Il leggero aumento dei tassi di interesse negli ultimi mesi è dovuto all’altrettanto leggero aumento dei tassi di inflazione, a miglioramenti dell’economia reale, a preoccupazioni sul finanziamento dei deficit di bilancio (minori surplus e/o maggiori deficit in Europa) e sulla situazione del debito pubblico Usa (era al 104% del Pil nel 2018, è stimato al 108% quest’anno e proiettato dal FMI al 115% nel 2014), a una reazione alle eccessive riduzioni precedenti, o agli inscrutabili ‘rumori di fondo’ dei mercati? Dato che questi ultimi sono, appunto, inscrutabili, la risposta sta in un combinato disposto (con pesi ignoti) delle prime quattro cause. In effetti la congiuntura mondiale sta leggermente (un avverbio atto a descrivere questi anni di torpore) migliorando, portando con sè un po’ più di pressioni di domanda (specie su materie prime) e un po’ più di ottimismo (che allevia quell’eccessivo pessimismo che aveva spinto in basso i tassi). Questi rialzi sono fatti di mercato, dato che le Banche centrali non hanno cambiato la postura espansiva.
L’anomalo rialzo dei rendimenti del BTp (superiore al rialzo di Bund e T-Bond), che aveva le radici nella vana polemica sul Mes, si mantiene, dati i dubbi sulla tenuta del governo giallorosso.
I tassi reali a 10 anni sono superiori al tasso di crescita dell’economia in Italia, segno che la politica espansiva della Bce viene negata dalla politica tout court dei palazzi romani. Sono invece inferiori – anzi, sotto zero – sia per i Bund che per il T-Bond: l’economia ringrazia. Passando dai livelli agli andamenti, il timido aumento dei tassi nominali si è trasmesso, ancor più timidamente, ai tassi reali. Continua poi l’andamento discendente dello spread dei tassi reali fra T-Bond e Bund. Un restringimento del differenziale che rende meno attraente il dollaro.
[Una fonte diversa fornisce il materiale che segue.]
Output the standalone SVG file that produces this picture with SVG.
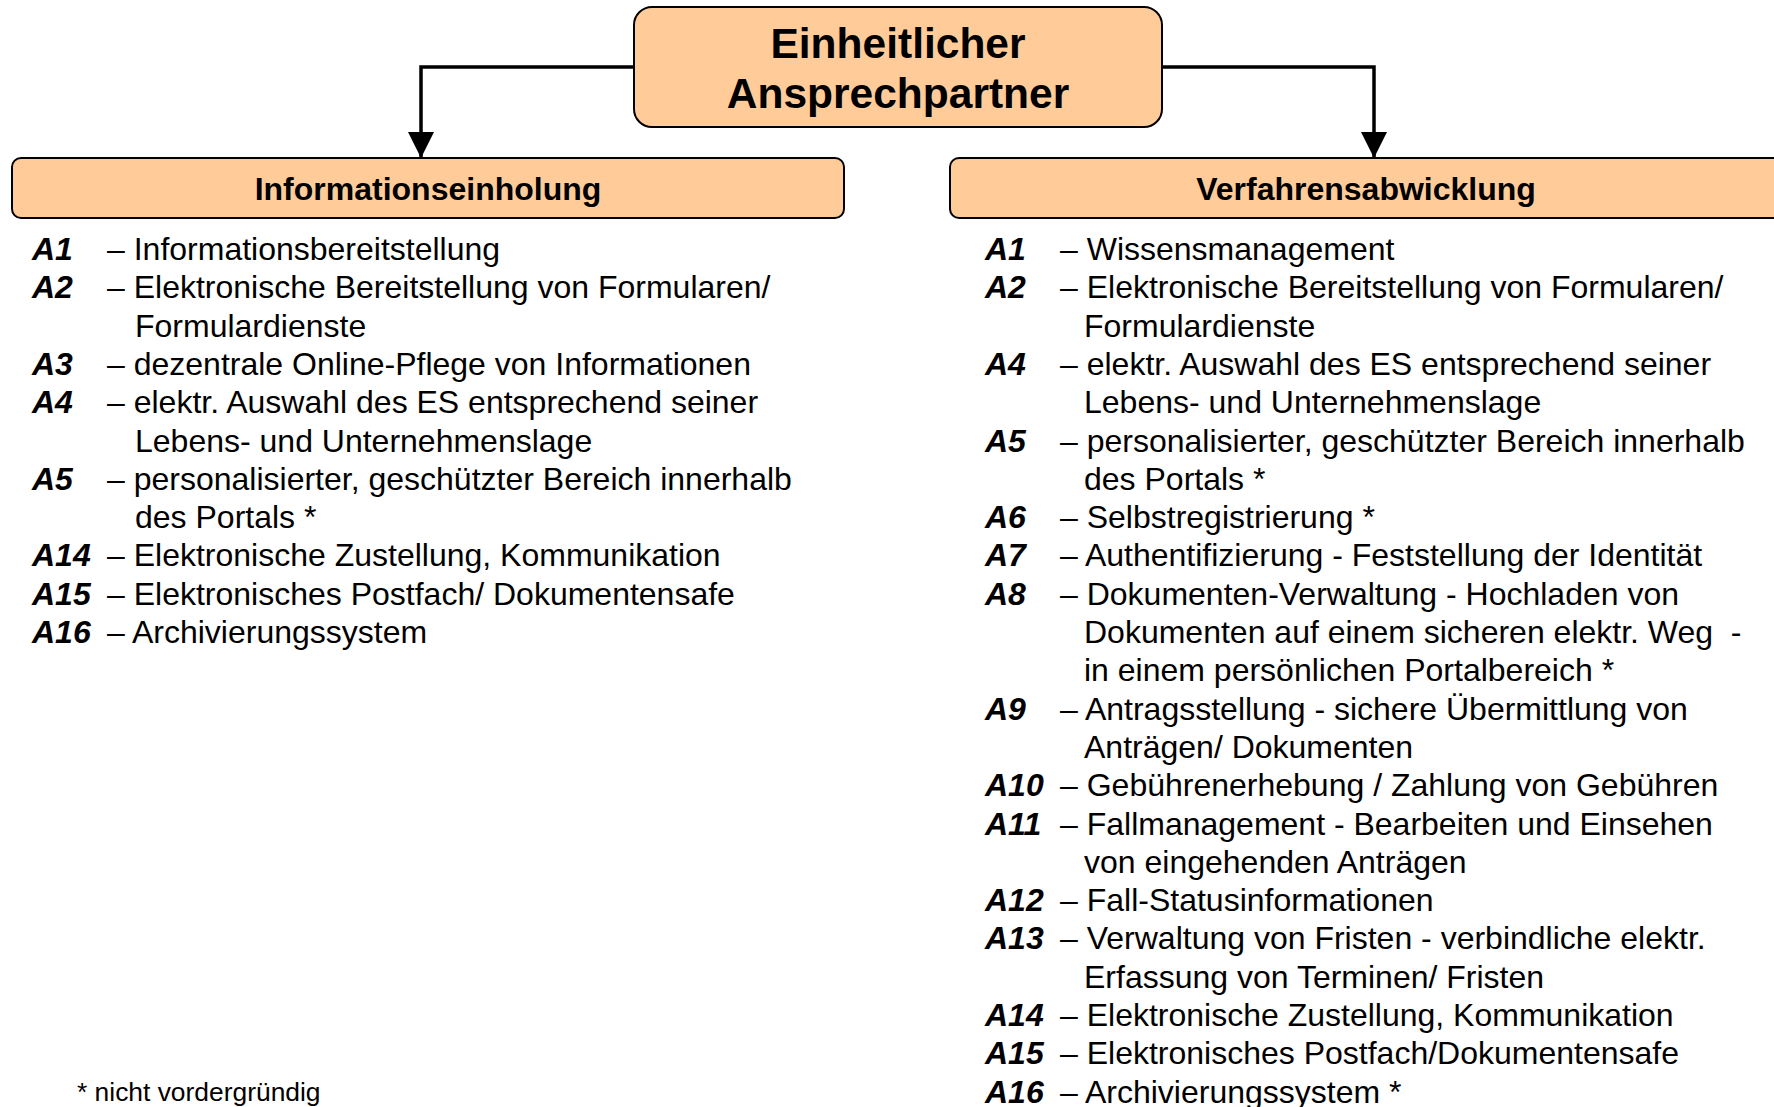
<svg xmlns="http://www.w3.org/2000/svg" width="1774" height="1107" viewBox="0 0 1774 1107">
<style>
.box{fill:#FFCC99;stroke:#000;stroke-width:2}
.conn{fill:none;stroke:#000;stroke-width:3.5}
.title{font-family:"Liberation Sans",Arial,sans-serif;font-weight:bold;font-size:42.5px;fill:#000;text-anchor:middle}
.head{font-family:"Liberation Sans",Arial,sans-serif;font-weight:bold;font-size:32px;fill:#000;text-anchor:middle}
.item{font-family:"Liberation Sans",Arial,sans-serif;font-size:32px;fill:#000}
.lab{font-weight:bold;font-style:italic}
.note{font-family:"Liberation Sans",Arial,sans-serif;font-size:26.4px;fill:#000}
</style>
<defs>
<marker id="arr" markerUnits="userSpaceOnUse" markerWidth="28" markerHeight="28" refX="26" refY="13" orient="auto">
<path d="M0,0 L26,13 L0,26 z" fill="#000"/>
</marker>
</defs>
<rect width="1774" height="1107" fill="#fff"/>
<g id="connectors">
<path class="conn" d="M634,67 H421 V158" marker-end="url(#arr)"/>
<path class="conn" d="M1162,67 H1374 V158" marker-end="url(#arr)"/>
</g>
<g id="node-einheitlicher-ansprechpartner">
<rect class="box" x="634" y="7" width="528" height="120" rx="18" ry="18"/>
<text class="title" x="898" y="58">Einheitlicher</text>
<text class="title" x="898" y="108">Ansprechpartner</text>
</g>
<g id="node-informationseinholung">
<rect class="box" x="12" y="158" width="832" height="60" rx="9" ry="9"/>
<text class="head" x="428" y="200">Informationseinholung</text>
</g>
<g id="node-verfahrensabwicklung">
<rect class="box" x="950" y="158" width="832" height="60" rx="9" ry="9"/>
<text class="head" x="1366" y="200">Verfahrensabwicklung</text>
</g>
<g id="list-informationseinholung" class="item">
<text x="32" y="260" class="lab">A1</text><text x="107" y="260">– Informationsbereitstellung</text>
<text x="32" y="298.3" class="lab">A2</text><text x="107" y="298.3">– Elektronische Bereitstellung von Formularen/</text>
<text x="135" y="336.6">Formulardienste</text>
<text x="32" y="374.9" class="lab">A3</text><text x="107" y="374.9">– dezentrale Online-Pflege von Informationen</text>
<text x="32" y="413.2" class="lab">A4</text><text x="107" y="413.2">– elektr. Auswahl des ES entsprechend seiner</text>
<text x="135" y="451.5">Lebens- und Unternehmenslage</text>
<text x="32" y="489.8" class="lab">A5</text><text x="107" y="489.8">– personalisierter, geschützter Bereich innerhalb</text>
<text x="135" y="528.1">des Portals *</text>
<text x="32" y="566.4" class="lab">A14</text><text x="107" y="566.4">– Elektronische Zustellung, Kommunikation</text>
<text x="32" y="604.7" class="lab">A15</text><text x="107" y="604.7">– Elektronisches Postfach/ Dokumentensafe</text>
<text x="32" y="643" class="lab">A16</text><text x="107" y="643">– Archivierungssystem</text>
</g>
<g id="list-verfahrensabwicklung" class="item">
<text x="985" y="260" class="lab">A1</text><text x="1060" y="260">– Wissensmanagement</text>
<text x="985" y="298.3" class="lab">A2</text><text x="1060" y="298.3">– Elektronische Bereitstellung von Formularen/</text>
<text x="1084" y="336.6">Formulardienste</text>
<text x="985" y="374.9" class="lab">A4</text><text x="1060" y="374.9">– elektr. Auswahl des ES entsprechend seiner</text>
<text x="1084" y="413.2">Lebens- und Unternehmenslage</text>
<text x="985" y="451.5" class="lab">A5</text><text x="1060" y="451.5">– personalisierter, geschützter Bereich innerhalb</text>
<text x="1084" y="489.8">des Portals *</text>
<text x="985" y="528.1" class="lab">A6</text><text x="1060" y="528.1">– Selbstregistrierung *</text>
<text x="985" y="566.4" class="lab">A7</text><text x="1060" y="566.4">– Authentifizierung - Feststellung der Identität</text>
<text x="985" y="604.7" class="lab">A8</text><text x="1060" y="604.7">– Dokumenten-Verwaltung - Hochladen von</text>
<text x="1084" y="643" xml:space="preserve">Dokumenten auf einem sicheren elektr. Weg  -</text>
<text x="1084" y="681.3">in einem persönlichen Portalbereich *</text>
<text x="985" y="719.6" class="lab">A9</text><text x="1060" y="719.6">– Antragsstellung - sichere Übermittlung von</text>
<text x="1084" y="757.9">Anträgen/ Dokumenten</text>
<text x="985" y="796.2" class="lab">A10</text><text x="1060" y="796.2">– Gebührenerhebung / Zahlung von Gebühren</text>
<text x="985" y="834.5" class="lab">A11</text><text x="1060" y="834.5">– Fallmanagement - Bearbeiten und Einsehen</text>
<text x="1084" y="872.8">von eingehenden Anträgen</text>
<text x="985" y="911.1" class="lab">A12</text><text x="1060" y="911.1">– Fall-Statusinformationen</text>
<text x="985" y="949.4" class="lab">A13</text><text x="1060" y="949.4">– Verwaltung von Fristen - verbindliche elektr.</text>
<text x="1084" y="987.7">Erfassung von Terminen/ Fristen</text>
<text x="985" y="1026" class="lab">A14</text><text x="1060" y="1026">– Elektronische Zustellung, Kommunikation</text>
<text x="985" y="1064.3" class="lab">A15</text><text x="1060" y="1064.3">– Elektronisches Postfach/Dokumentensafe</text>
<text x="985" y="1102.6" class="lab">A16</text><text x="1060" y="1102.6">– Archivierungssystem *</text>
</g>
<text class="note" x="77" y="1101">* nicht vordergründig</text>
</svg>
Dai livelli di fine settembre, la moneta americana si è deprezzata contro l’euro del 2,5% circa, e all’incirca nella stessa misura contro la moneta cinese. In quest’ultimo caso, è sempre difficile parlare di tassi di mercato quando si guardi allo Yuan, una moneta che risente pesantemente degli ‘inviti’, più o meno espliciti, della ‘People Bank of China’. L’apprezzamento dello Yuan è da mettere in relazione con il disgelo dell’accordo sui dazi: i cinesi non vogliono fare niente, in campo valutario, che possa intralciare il cammino verso la firma.
I mercati azionari, specie in America, sono in buona salute e ignorano gli inviti alla prudenza, specie adesso che i tassi di interesse danno segni di risveglio dal letargo; ma l’eccesso di risparmio mondiale in cerca di rendimento da qualche parte deve pur andare.